## Data shown
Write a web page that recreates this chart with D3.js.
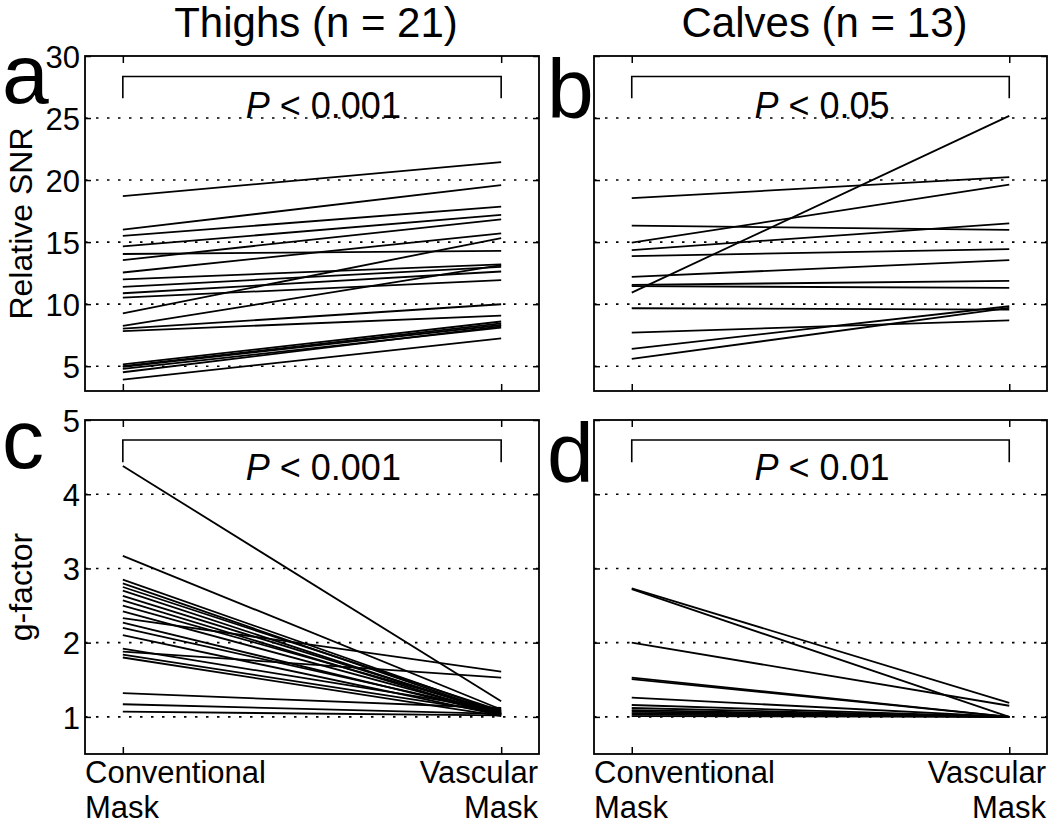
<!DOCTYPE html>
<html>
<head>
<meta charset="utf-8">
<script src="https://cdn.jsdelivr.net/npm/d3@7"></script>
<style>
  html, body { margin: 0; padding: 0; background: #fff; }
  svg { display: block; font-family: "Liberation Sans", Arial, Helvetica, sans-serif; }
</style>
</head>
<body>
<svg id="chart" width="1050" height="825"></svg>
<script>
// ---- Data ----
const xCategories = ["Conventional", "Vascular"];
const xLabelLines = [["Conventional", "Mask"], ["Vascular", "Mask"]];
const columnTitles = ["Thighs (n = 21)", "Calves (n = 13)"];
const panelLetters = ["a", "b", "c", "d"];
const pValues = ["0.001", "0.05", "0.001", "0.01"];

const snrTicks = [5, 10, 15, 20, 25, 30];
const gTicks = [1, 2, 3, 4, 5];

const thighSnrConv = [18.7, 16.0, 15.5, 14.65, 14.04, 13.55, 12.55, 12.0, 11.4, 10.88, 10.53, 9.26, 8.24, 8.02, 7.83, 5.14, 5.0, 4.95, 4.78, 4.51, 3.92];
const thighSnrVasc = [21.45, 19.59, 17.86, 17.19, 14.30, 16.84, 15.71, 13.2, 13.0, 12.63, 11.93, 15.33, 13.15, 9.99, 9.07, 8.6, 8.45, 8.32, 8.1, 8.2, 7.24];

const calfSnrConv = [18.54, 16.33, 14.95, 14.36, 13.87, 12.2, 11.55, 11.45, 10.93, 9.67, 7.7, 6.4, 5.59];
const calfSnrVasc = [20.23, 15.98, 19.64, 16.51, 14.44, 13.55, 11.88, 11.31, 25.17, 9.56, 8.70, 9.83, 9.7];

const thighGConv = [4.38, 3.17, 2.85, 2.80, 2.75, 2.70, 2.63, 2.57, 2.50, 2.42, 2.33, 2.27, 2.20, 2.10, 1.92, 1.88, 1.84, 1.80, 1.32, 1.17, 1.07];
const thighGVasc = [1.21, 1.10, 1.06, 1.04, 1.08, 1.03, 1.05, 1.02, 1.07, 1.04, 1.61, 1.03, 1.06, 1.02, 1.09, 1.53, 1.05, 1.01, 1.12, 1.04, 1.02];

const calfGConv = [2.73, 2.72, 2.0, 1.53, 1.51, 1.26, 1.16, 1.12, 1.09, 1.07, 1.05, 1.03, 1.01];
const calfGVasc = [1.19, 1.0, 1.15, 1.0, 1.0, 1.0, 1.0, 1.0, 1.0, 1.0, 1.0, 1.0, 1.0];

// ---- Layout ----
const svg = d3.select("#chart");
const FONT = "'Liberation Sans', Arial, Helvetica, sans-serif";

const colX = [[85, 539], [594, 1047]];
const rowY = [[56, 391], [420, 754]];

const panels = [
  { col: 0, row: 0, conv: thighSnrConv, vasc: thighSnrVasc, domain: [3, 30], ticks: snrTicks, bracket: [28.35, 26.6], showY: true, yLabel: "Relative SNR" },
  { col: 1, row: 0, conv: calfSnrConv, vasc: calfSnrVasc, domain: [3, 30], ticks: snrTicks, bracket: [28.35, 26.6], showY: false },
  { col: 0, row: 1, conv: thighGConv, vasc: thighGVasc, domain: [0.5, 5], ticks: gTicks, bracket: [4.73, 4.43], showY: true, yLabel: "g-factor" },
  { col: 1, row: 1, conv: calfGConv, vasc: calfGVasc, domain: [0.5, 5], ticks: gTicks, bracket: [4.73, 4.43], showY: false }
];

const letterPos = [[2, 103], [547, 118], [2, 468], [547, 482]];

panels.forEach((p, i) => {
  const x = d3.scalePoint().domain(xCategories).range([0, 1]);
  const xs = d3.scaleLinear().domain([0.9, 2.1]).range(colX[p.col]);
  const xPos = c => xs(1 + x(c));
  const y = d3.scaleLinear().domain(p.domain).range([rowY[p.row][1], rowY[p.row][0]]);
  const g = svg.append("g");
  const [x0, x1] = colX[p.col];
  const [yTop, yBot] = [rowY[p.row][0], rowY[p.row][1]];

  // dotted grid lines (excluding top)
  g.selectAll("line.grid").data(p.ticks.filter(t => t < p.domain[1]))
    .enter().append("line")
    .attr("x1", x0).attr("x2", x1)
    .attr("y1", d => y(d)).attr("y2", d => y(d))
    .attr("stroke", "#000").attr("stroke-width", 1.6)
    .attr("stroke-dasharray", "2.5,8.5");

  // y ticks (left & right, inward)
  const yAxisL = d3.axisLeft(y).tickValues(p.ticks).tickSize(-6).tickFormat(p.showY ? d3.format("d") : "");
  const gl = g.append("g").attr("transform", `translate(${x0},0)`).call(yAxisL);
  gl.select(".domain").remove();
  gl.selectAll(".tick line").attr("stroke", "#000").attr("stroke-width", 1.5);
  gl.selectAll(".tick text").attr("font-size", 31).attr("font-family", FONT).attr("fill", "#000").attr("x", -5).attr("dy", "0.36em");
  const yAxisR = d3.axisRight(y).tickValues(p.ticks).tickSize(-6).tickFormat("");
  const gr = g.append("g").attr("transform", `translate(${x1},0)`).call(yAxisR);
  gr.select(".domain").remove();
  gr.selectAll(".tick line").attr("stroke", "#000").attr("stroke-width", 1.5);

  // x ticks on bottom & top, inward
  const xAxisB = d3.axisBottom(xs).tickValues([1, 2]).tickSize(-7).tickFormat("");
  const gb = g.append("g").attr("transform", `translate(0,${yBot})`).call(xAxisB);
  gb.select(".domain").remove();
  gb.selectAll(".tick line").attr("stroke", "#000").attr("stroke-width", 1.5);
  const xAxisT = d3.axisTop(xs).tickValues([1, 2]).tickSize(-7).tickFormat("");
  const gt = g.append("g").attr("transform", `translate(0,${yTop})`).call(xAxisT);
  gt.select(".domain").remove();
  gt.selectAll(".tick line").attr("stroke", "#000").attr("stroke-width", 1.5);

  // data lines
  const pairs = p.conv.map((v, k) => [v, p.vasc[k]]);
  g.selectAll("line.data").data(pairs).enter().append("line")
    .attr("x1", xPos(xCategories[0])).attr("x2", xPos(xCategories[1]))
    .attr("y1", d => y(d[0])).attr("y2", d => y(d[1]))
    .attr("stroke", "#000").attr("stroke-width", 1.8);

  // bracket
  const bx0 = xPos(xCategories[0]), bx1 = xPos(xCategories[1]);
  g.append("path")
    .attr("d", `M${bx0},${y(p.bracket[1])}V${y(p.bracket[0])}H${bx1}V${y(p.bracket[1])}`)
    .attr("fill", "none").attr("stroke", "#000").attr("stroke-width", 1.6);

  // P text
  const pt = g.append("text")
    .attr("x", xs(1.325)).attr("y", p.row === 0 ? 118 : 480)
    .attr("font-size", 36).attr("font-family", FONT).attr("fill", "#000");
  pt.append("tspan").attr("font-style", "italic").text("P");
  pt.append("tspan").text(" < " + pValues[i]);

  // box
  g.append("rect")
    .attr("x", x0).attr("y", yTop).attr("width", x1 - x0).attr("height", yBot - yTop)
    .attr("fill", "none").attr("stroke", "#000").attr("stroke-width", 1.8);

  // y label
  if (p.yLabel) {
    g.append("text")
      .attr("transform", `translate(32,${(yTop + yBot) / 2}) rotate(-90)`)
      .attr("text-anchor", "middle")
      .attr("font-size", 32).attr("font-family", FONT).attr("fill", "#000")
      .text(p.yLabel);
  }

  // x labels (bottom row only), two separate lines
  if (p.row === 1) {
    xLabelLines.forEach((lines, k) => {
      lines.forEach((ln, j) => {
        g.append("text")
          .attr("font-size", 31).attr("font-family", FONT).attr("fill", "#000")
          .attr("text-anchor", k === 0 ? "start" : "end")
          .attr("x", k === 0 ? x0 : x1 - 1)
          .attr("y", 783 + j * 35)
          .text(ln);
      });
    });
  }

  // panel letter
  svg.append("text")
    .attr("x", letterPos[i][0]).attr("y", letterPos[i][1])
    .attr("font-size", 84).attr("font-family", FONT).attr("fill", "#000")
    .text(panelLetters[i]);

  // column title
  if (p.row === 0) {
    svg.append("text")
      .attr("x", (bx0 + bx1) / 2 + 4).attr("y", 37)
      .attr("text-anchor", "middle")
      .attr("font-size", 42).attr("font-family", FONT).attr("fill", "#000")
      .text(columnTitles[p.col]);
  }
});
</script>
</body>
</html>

## Set problem
Leave out any pictures and return exactly the lines from the beginning of the data through the line with "const rowY = [[56, 391], [420, 754]];", inclusive.

## Exercise result
Write a web page that recreates this chart with D3.js.
<!DOCTYPE html>
<html>
<head>
<meta charset="utf-8">
<script src="https://cdn.jsdelivr.net/npm/d3@7"></script>
<style>
  html, body { margin: 0; padding: 0; background: #fff; }
  svg { display: block; font-family: "Liberation Sans", Arial, Helvetica, sans-serif; }
</style>
</head>
<body>
<svg id="chart" width="1050" height="825"></svg>
<script>
// ---- Data ----
const xCategories = ["Conventional", "Vascular"];
const xLabelLines = [["Conventional", "Mask"], ["Vascular", "Mask"]];
const columnTitles = ["Thighs (n = 21)", "Calves (n = 13)"];
const panelLetters = ["a", "b", "c", "d"];
const pValues = ["0.001", "0.05", "0.001", "0.01"];

const snrTicks = [5, 10, 15, 20, 25, 30];
const gTicks = [1, 2, 3, 4, 5];

const thighSnrConv = [18.7, 16.0, 15.5, 14.65, 14.04, 13.55, 12.55, 12.0, 11.4, 10.88, 10.53, 9.26, 8.24, 8.02, 7.83, 5.14, 5.0, 4.95, 4.78, 4.51, 3.92];
const thighSnrVasc = [21.45, 19.59, 17.86, 17.19, 14.30, 16.84, 15.71, 13.2, 13.0, 12.63, 11.93, 15.33, 13.15, 9.99, 9.07, 8.6, 8.45, 8.32, 8.1, 8.2, 7.24];

const calfSnrConv = [18.54, 16.33, 14.95, 14.36, 13.87, 12.2, 11.55, 11.45, 10.93, 9.67, 7.7, 6.4, 5.59];
const calfSnrVasc = [20.23, 15.98, 19.64, 16.51, 14.44, 13.55, 11.88, 11.31, 25.17, 9.56, 8.70, 9.83, 9.7];

const thighGConv = [4.38, 3.17, 2.85, 2.80, 2.75, 2.70, 2.63, 2.57, 2.50, 2.42, 2.33, 2.27, 2.20, 2.10, 1.92, 1.88, 1.84, 1.80, 1.32, 1.17, 1.07];
const thighGVasc = [1.21, 1.10, 1.06, 1.04, 1.08, 1.03, 1.05, 1.02, 1.07, 1.04, 1.61, 1.03, 1.06, 1.02, 1.09, 1.53, 1.05, 1.01, 1.12, 1.04, 1.02];

const calfGConv = [2.73, 2.72, 2.0, 1.53, 1.51, 1.26, 1.16, 1.12, 1.09, 1.07, 1.05, 1.03, 1.01];
const calfGVasc = [1.19, 1.0, 1.15, 1.0, 1.0, 1.0, 1.0, 1.0, 1.0, 1.0, 1.0, 1.0, 1.0];

// ---- Layout ----
const svg = d3.select("#chart");
const FONT = "'Liberation Sans', Arial, Helvetica, sans-serif";

const colX = [[85, 539], [594, 1047]];
const rowY = [[56, 391], [420, 754]];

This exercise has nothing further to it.